Code that draws figures
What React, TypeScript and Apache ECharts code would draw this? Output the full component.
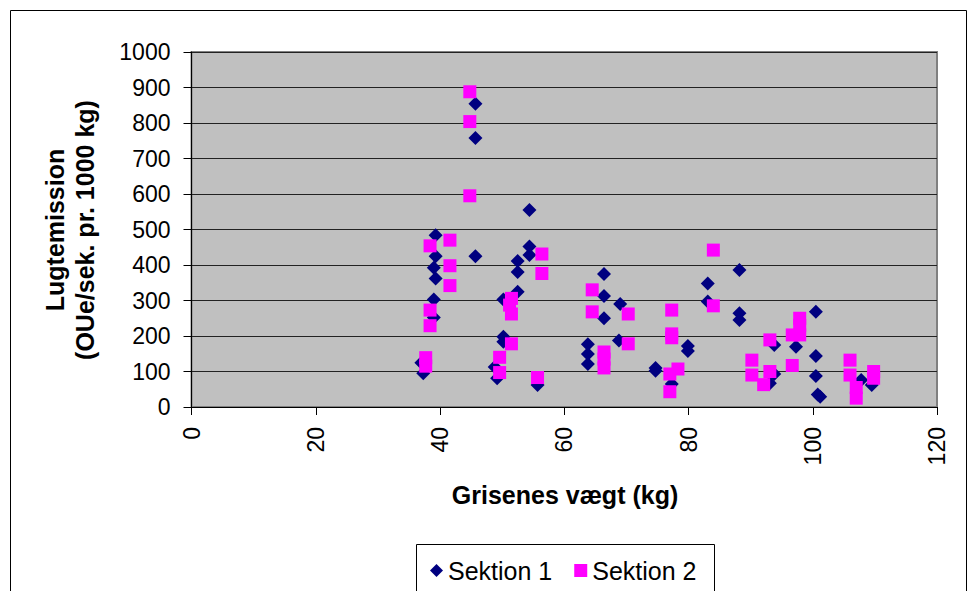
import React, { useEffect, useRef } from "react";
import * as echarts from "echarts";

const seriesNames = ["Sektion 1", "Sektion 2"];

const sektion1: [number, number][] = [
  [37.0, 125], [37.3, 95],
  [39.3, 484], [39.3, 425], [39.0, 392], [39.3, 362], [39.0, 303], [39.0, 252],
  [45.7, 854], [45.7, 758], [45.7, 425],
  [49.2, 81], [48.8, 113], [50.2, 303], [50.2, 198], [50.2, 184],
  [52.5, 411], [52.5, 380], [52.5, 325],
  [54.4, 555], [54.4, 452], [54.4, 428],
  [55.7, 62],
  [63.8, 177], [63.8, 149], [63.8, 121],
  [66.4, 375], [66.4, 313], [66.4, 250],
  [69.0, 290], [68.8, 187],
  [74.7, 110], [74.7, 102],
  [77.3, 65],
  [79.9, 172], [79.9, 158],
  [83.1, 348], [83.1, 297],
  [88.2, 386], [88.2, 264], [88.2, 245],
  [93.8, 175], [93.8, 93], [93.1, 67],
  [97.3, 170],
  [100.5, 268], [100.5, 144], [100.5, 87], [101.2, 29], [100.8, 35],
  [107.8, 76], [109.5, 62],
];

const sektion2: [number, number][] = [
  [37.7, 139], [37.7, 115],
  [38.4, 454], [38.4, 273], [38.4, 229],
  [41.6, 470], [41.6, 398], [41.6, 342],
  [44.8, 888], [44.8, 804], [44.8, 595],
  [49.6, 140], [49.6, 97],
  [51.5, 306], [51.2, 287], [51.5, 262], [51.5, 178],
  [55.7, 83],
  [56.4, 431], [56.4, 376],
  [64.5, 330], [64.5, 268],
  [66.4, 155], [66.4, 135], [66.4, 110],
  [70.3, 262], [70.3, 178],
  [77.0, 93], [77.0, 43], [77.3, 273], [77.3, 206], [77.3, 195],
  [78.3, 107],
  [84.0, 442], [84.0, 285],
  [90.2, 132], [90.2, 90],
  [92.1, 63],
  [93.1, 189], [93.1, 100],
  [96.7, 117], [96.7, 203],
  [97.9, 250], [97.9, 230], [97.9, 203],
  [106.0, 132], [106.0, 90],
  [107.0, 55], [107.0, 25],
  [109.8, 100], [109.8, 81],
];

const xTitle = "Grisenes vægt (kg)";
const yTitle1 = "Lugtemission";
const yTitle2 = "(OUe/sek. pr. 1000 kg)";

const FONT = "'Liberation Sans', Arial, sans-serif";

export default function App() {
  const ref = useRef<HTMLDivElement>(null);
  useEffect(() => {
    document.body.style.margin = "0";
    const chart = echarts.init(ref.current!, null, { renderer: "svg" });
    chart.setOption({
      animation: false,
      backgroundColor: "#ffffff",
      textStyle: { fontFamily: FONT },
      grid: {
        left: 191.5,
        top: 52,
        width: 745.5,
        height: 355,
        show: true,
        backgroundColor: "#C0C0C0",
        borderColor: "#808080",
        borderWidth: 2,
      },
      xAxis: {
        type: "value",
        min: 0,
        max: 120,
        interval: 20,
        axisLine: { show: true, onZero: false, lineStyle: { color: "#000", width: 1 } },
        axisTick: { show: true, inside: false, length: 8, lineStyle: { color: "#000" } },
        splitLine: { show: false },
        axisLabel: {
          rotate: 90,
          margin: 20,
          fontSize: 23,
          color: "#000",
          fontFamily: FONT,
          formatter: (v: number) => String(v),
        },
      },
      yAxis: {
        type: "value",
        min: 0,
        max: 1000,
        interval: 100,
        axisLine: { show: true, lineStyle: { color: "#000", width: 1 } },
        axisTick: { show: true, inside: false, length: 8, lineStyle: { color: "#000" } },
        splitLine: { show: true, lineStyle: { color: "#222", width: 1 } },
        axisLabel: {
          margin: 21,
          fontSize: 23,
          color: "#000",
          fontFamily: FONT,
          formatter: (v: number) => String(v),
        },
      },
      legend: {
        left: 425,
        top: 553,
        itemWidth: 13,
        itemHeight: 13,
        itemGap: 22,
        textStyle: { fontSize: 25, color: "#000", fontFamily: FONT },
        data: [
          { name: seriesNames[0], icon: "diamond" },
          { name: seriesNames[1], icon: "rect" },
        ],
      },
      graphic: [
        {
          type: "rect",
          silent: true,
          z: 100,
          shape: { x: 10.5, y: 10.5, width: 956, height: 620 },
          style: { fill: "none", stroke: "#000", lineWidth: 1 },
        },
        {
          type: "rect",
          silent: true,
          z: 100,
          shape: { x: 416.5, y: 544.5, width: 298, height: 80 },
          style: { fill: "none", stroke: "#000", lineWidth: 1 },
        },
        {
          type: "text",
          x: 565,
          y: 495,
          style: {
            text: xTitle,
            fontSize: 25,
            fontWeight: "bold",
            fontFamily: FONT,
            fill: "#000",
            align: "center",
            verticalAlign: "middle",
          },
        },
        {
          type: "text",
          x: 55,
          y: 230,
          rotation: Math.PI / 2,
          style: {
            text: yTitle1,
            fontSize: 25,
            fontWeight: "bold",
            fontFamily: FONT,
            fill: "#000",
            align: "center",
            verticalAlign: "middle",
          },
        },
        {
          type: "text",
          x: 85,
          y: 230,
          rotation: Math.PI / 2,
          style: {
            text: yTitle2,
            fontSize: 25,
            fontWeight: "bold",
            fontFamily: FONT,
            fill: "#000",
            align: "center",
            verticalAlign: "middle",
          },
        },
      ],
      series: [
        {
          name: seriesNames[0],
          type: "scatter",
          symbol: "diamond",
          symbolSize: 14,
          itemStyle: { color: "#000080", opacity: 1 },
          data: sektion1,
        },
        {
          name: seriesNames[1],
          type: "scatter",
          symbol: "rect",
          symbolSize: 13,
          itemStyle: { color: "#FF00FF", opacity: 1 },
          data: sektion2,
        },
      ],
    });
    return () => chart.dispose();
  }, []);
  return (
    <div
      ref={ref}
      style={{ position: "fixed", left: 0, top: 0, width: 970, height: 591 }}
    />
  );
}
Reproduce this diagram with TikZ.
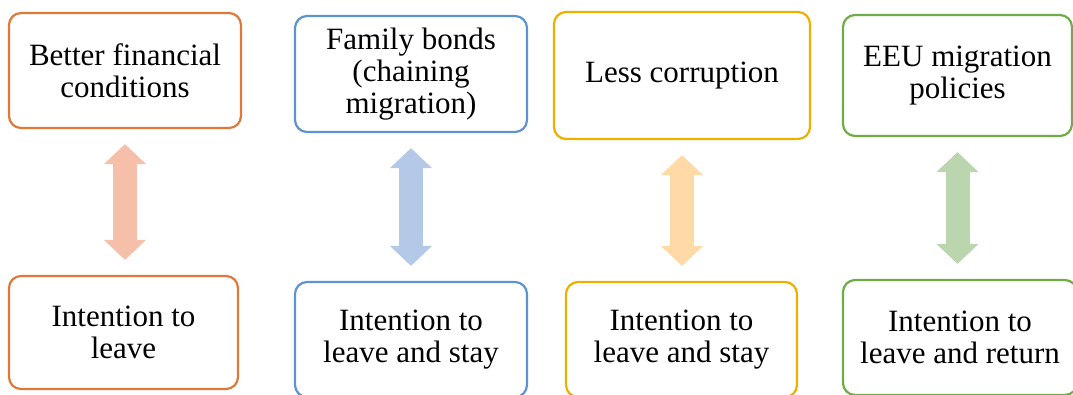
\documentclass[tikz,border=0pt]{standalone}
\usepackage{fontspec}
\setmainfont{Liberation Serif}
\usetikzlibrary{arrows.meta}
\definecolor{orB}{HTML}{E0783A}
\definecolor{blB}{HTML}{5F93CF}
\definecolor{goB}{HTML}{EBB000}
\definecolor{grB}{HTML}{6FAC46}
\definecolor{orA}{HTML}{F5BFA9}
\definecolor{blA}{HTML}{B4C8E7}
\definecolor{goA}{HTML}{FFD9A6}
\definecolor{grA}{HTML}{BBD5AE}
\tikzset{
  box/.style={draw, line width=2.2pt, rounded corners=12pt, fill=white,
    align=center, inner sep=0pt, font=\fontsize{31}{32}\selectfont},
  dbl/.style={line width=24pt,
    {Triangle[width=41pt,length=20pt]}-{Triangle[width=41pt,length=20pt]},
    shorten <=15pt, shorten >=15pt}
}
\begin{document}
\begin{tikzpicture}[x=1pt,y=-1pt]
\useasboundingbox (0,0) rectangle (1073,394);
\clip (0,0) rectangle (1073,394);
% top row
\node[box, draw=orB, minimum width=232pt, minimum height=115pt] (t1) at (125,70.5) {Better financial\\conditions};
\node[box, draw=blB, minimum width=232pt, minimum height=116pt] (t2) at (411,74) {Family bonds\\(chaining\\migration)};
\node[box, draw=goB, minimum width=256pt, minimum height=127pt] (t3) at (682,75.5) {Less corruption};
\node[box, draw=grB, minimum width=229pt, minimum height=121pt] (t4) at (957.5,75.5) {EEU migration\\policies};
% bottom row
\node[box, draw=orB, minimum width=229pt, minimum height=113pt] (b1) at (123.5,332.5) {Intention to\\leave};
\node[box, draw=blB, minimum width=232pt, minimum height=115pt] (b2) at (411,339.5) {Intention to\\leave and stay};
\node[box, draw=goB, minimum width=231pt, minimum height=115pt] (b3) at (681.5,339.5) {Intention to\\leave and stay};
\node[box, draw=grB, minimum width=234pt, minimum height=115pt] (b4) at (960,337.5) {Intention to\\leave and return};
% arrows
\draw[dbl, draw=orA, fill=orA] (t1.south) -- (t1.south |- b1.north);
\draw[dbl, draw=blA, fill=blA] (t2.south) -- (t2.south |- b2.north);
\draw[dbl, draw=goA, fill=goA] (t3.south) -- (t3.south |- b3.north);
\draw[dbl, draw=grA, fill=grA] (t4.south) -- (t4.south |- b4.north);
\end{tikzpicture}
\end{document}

§ EXERCISE DESCRIPTION:
Locate all lines that include the word "this" and copy them out.

§ WRITTEN ANSWER:
What React, TypeScript and Apache ECharts code would draw this? Output the full component.
Reproduce this diagram with TikZ.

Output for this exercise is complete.